::: EXERCISE DATA :::
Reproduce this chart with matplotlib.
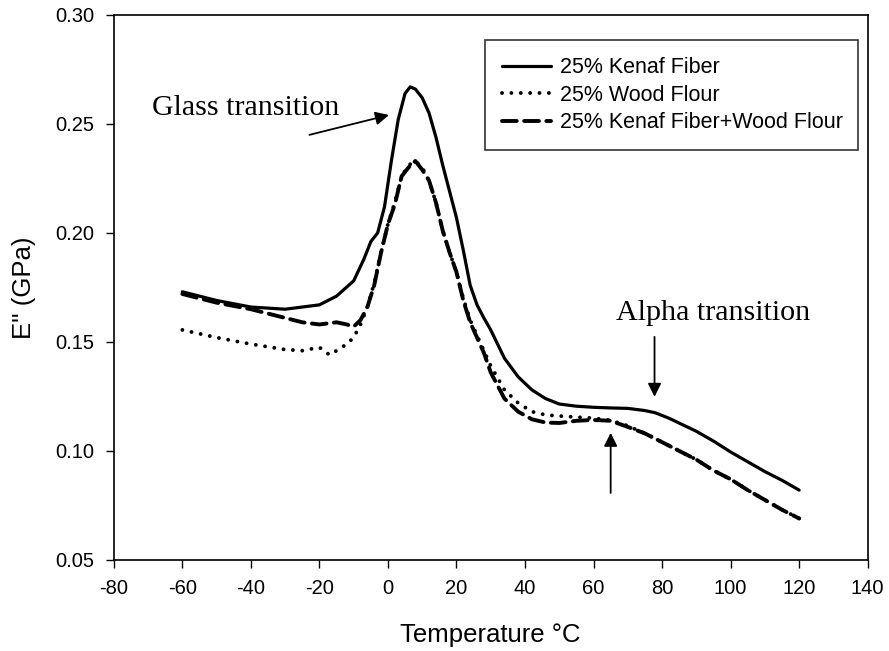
import matplotlib
matplotlib.use("Agg")
import matplotlib.pyplot as plt

# Temperature (deg C) and loss modulus E'' (GPa)
kenaf_t = [-60, -50, -40, -30, -20, -15, -10, -7, -5, -3, -1, 1, 3, 5, 6.5, 8,
           10, 12, 14, 16, 18, 20, 22, 24, 26, 28, 30, 34, 38, 42, 46, 50, 55,
           60, 65, 70, 75, 78, 82, 86, 90, 95, 100, 105, 110, 115, 120]
kenaf_e = [0.173, 0.169, 0.166, 0.165, 0.167, 0.171, 0.178, 0.188, 0.196,
           0.200, 0.212, 0.233, 0.252, 0.264, 0.267, 0.266, 0.262, 0.255,
           0.244, 0.231, 0.219, 0.207, 0.192, 0.176, 0.167, 0.161, 0.1555,
           0.1425, 0.134, 0.128, 0.124, 0.1215, 0.1205, 0.1200, 0.1197,
           0.1195, 0.1185, 0.1175, 0.115, 0.112, 0.109, 0.1045, 0.0995,
           0.0950, 0.0905, 0.0865, 0.0820]

wood_t = [-60, -50, -40, -30, -25, -20, -17, -15, -12, -10, -8, -6, -4, -2, 0,
          2, 4, 6, 8, 10, 12, 14, 16, 18, 20, 22, 24, 26, 28, 30, 34, 38, 42,
          46, 50, 55, 60, 65, 70, 75, 80, 85, 90, 95, 100, 105, 110, 115, 120]
wood_e = [0.1555, 0.152, 0.149, 0.1465, 0.146, 0.1475, 0.144, 0.146, 0.149,
          0.152, 0.158, 0.166, 0.177, 0.191, 0.204, 0.214, 0.226, 0.231,
          0.233, 0.230, 0.224, 0.214, 0.201, 0.191, 0.182, 0.170, 0.160,
          0.153, 0.146, 0.139, 0.128, 0.122, 0.118, 0.1165, 0.116, 0.1155,
          0.115, 0.114, 0.1115, 0.108, 0.104, 0.100, 0.096, 0.091, 0.087,
          0.082, 0.0775, 0.073, 0.069]

mix_t = [-60, -50, -40, -35, -30, -25, -20, -15, -12, -10, -8, -6, -4, -2, 0,
         2, 4, 6, 8, 10, 12, 14, 16, 18, 20, 22, 24, 26, 28, 30, 34, 38, 42,
         46, 50, 55, 60, 65, 70, 75, 80, 85, 90, 95, 100, 105, 110, 115, 120]
mix_e = [0.172, 0.168, 0.165, 0.163, 0.161, 0.159, 0.158, 0.159, 0.158,
         0.157, 0.160, 0.166, 0.176, 0.191, 0.204, 0.213, 0.226, 0.230,
         0.233, 0.229, 0.224, 0.214, 0.201, 0.191, 0.182, 0.169, 0.159,
         0.152, 0.145, 0.136, 0.124, 0.118, 0.1145, 0.113, 0.1128, 0.1138,
         0.1142, 0.1138, 0.111, 0.108, 0.104, 0.100, 0.096, 0.091, 0.087,
         0.082, 0.0775, 0.073, 0.069]

labels = ["25% Kenaf Fiber", "25% Wood Flour", "25% Kenaf Fiber+Wood Flour"]
x_ticks = [-80, -60, -40, -20, 0, 20, 40, 60, 80, 100, 120, 140]
y_ticks = [0.05, 0.10, 0.15, 0.20, 0.25, 0.30]

SANS = "Liberation Sans"
SERIF = "Liberation Serif"
plt.rcParams["axes.unicode_minus"] = False

fig = plt.figure(figsize=(8.89, 6.51), dpi=100)
ax = fig.add_axes([0.128, 0.140, 0.848, 0.837])

ax.plot(kenaf_t, kenaf_e, color="black", lw=2.3, solid_capstyle="round",
        label=labels[0])
ax.plot(wood_t, wood_e, color="black", lw=2.8, linestyle=(0, (0.01, 2.4)),
        dash_capstyle="round", label=labels[1])
ax.plot(mix_t, mix_e, color="black", lw=2.8, linestyle=(0, (3.8, 1.9)),
        dash_capstyle="round", label=labels[2])

ax.set_xlim(-80, 140)
ax.set_ylim(0.05, 0.30)
ax.set_xticks(x_ticks)
ax.set_yticks(y_ticks)
ax.set_yticklabels([f"{v:.2f}" for v in y_ticks])
ax.tick_params(direction="out", length=6, width=1, labelsize=14.5, pad=8,
               top=False, right=False)
for lab in ax.get_xticklabels() + ax.get_yticklabels():
    lab.set_fontfamily(SANS)
for sp in ax.spines.values():
    sp.set_linewidth(1.2)

ax.set_xlabel("Temperature \u00b0C", fontsize=18.5, fontfamily=SANS, labelpad=18)
ax.set_ylabel("E'' (GPa)", fontsize=18.5, fontfamily=SANS, labelpad=14)

# annotations
ax.text(-68.9, 0.2541, "Glass transition", fontsize=21.5, fontfamily=SERIF,
        va="baseline", ha="left")
ax.annotate("", xy=(0.3, 0.2541), xytext=(-22.9, 0.245),
            arrowprops=dict(arrowstyle="-|>", color="black", lw=1.3,
                            mutation_scale=20, shrinkA=0, shrinkB=0))
ax.text(66.7, 0.160, "Alpha transition", fontsize=21.6, fontfamily=SERIF,
        va="baseline", ha="left")
ax.annotate("", xy=(77.8, 0.1248), xytext=(77.8, 0.1523),
            arrowprops=dict(arrowstyle="-|>", color="black", lw=1.3,
                            mutation_scale=20, shrinkA=0, shrinkB=0))
ax.annotate("", xy=(65, 0.1083), xytext=(65, 0.0807),
            arrowprops=dict(arrowstyle="-|>", color="black", lw=1.3,
                            mutation_scale=20, shrinkA=0, shrinkB=0))

leg = ax.legend(loc="upper left", bbox_to_anchor=(0.492, 0.756, 0.495, 0.198),
                mode="expand", borderaxespad=0, fancybox=False,
                edgecolor="black", handlelength=2.3, handletextpad=0.4,
                labelspacing=0.3, borderpad=0.8,
                prop={"family": SANS, "size": 15.5})
leg.get_frame().set_linewidth(1.2)

fig.savefig("out.png", dpi=100)
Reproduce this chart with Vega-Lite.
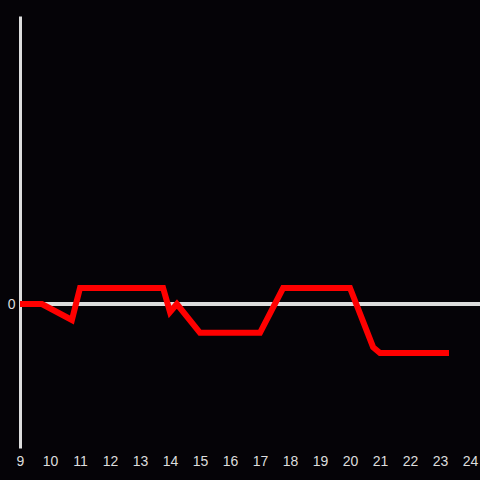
{
  "$schema": "https://vega.github.io/schema/vega-lite/v6.json",
  "autosize": "none",
  "padding": {"left": 20, "top": 16, "right": 0, "bottom": 32},
  "width": 460,
  "height": 432,
  "background": "#050307",
  "config": {
    "view": {"stroke": null},
    "font": "Liberation Sans"
  },
  "data": {
    "values": [
      {"x": 9.0, "y": 0.0},
      {"x": 9.73, "y": 0.0},
      {"x": 10.73, "y": -0.111},
      {"x": 11.0, "y": 0.111},
      {"x": 13.77, "y": 0.111},
      {"x": 14.0, "y": -0.056},
      {"x": 14.23, "y": 0.0},
      {"x": 15.0, "y": -0.2},
      {"x": 17.0, "y": -0.2},
      {"x": 17.77, "y": 0.111},
      {"x": 20.0, "y": 0.111},
      {"x": 20.77, "y": -0.3},
      {"x": 21.0, "y": -0.34},
      {"x": 23.3, "y": -0.34}
    ]
  },
  "layer": [
    {
      "mark": {"type": "rule", "color": "#dddddd", "strokeWidth": 3},
      "encoding": {"y": {"datum": 0, "type": "quantitative"}}
    },
    {
      "mark": {"type": "line", "color": "#ff0000", "strokeWidth": 6, "strokeJoin": "miter", "strokeCap": "butt"},
      "encoding": {
        "x": {
          "field": "x", "type": "quantitative",
          "scale": {"domain": [9, 24.333], "nice": false, "zero": false},
          "axis": {
            "title": null, "values": [9,10,11,12,13,14,15,16,17,18,19,20,21,22,23,24],
            "format": "d",
            "domain": false, "ticks": false, "grid": false,
            "labelColor": "#dddddd", "labelFontSize": 14, "labelPadding": 6,
            "labelFlush": false, "labelOverlap": false
          }
        },
        "y": {
          "field": "y", "type": "quantitative",
          "scale": {"domain": [-1, 2], "nice": false, "zero": false},
          "axis": {
            "title": null, "values": [0], "format": "d",
            "domain": true, "domainColor": "#dddddd", "domainWidth": 3,
            "ticks": false, "grid": false,
            "labelColor": "#dddddd", "labelFontSize": 14, "labelPadding": 5
          }
        }
      }
    }
  ]
}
:::
### JOB
In the records above, find the line containing "0.0950, 0.0905, 0.0865, 0.0820]" and output every line from the first through that one, exactly, omitting pictures.

### TASK RESULT
Reproduce this chart with matplotlib.
import matplotlib
matplotlib.use("Agg")
import matplotlib.pyplot as plt

# Temperature (deg C) and loss modulus E'' (GPa)
kenaf_t = [-60, -50, -40, -30, -20, -15, -10, -7, -5, -3, -1, 1, 3, 5, 6.5, 8,
           10, 12, 14, 16, 18, 20, 22, 24, 26, 28, 30, 34, 38, 42, 46, 50, 55,
           60, 65, 70, 75, 78, 82, 86, 90, 95, 100, 105, 110, 115, 120]
kenaf_e = [0.173, 0.169, 0.166, 0.165, 0.167, 0.171, 0.178, 0.188, 0.196,
           0.200, 0.212, 0.233, 0.252, 0.264, 0.267, 0.266, 0.262, 0.255,
           0.244, 0.231, 0.219, 0.207, 0.192, 0.176, 0.167, 0.161, 0.1555,
           0.1425, 0.134, 0.128, 0.124, 0.1215, 0.1205, 0.1200, 0.1197,
           0.1195, 0.1185, 0.1175, 0.115, 0.112, 0.109, 0.1045, 0.0995,
           0.0950, 0.0905, 0.0865, 0.0820]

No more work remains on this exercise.